After burning through almost $2.4 billion, SEC filings show, Alnylam finally made the transition to a commercial business. Patisiran generated $12.1 million in sales in the last few months of 2018. But other RNAi medicines are coming. Alnylam just announced plans in March to file for approval of a drug for acute hepatic porphyria, a rare liver disease. Others for hemophilia and high cholesterol are in late-stage testing.
The key to Alnylam’s success has been tailoring its approach to delivering RNAi medicines to the liver, a large organ that can absorb the big molecules from the blood. But in recent years RNAi research has begun branching out—as Nobel laureate and RNAi pioneer Craig Mello explained to Xconomy in 2017—and Alnylam has been broadening its ambitions. At a scientific conference in March, the company reported findings from animal studies showing it can get the molecules into tissues in the eye and brain and shut down certain genes.
Other RNA-based medicines, like the antisense technology that Ionis Pharmaceuticals (NASDAQ: [[ticker:IONS]]) uses, have broken through in neurological disorders—the drug nusinersen, originally developed by Ionis and now owned by Biogen (NASDAQ: [[ticker:BIIB]]), is approved for spinal muscular atrophy and delivered through an intrathecal injection into the spinal fluid. Alnylam aims to prove it can get there with its RNAi drugs, and in some cases prove that it can be superior to antisense technology. Maraganore notes that a “long duration of effect will be critical,” however, so the treatments don’t have to be given very often.

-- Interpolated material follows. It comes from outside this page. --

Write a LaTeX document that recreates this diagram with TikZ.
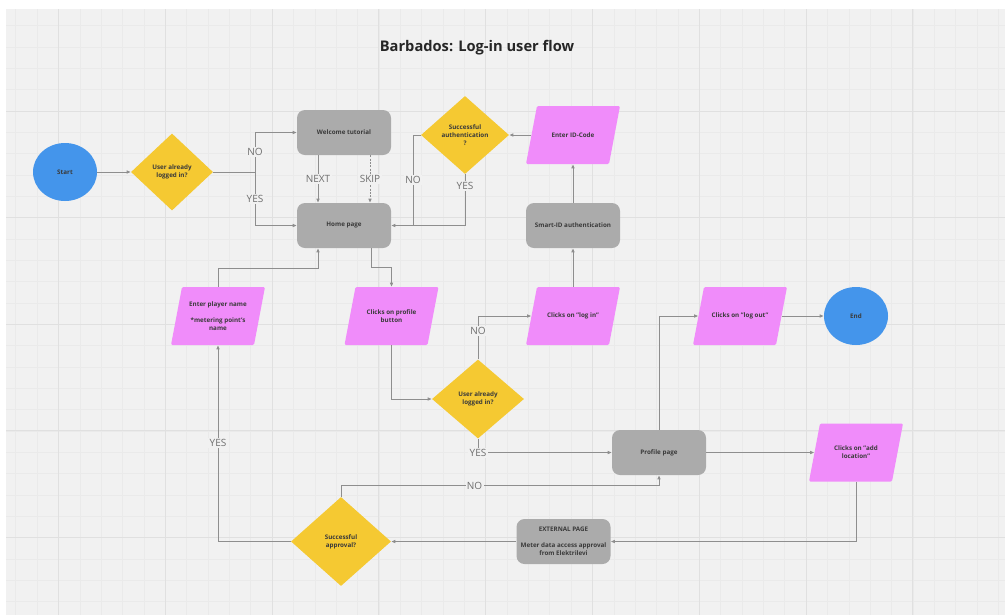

Alnylam announced its first neurological disease drug, for hereditary cerebral amyloid angiopathy—a deadly condition that can lead to dementia, stroke and other problems—in December. Alnylam and Regeneron will continue developing it, and eventually decide who leads the program, Maraganore says.
Separately, Alnylam on Monday once again reshuffled a separate partnership with Sanofi (NYSE: [[ticker:SNY]]). As part of the move, Sanofi will be free to sell the Alnylam shares it currently owns. Sanofi held 9.9 percent of Alnylam’s shares as of late March, an SEC filing shows.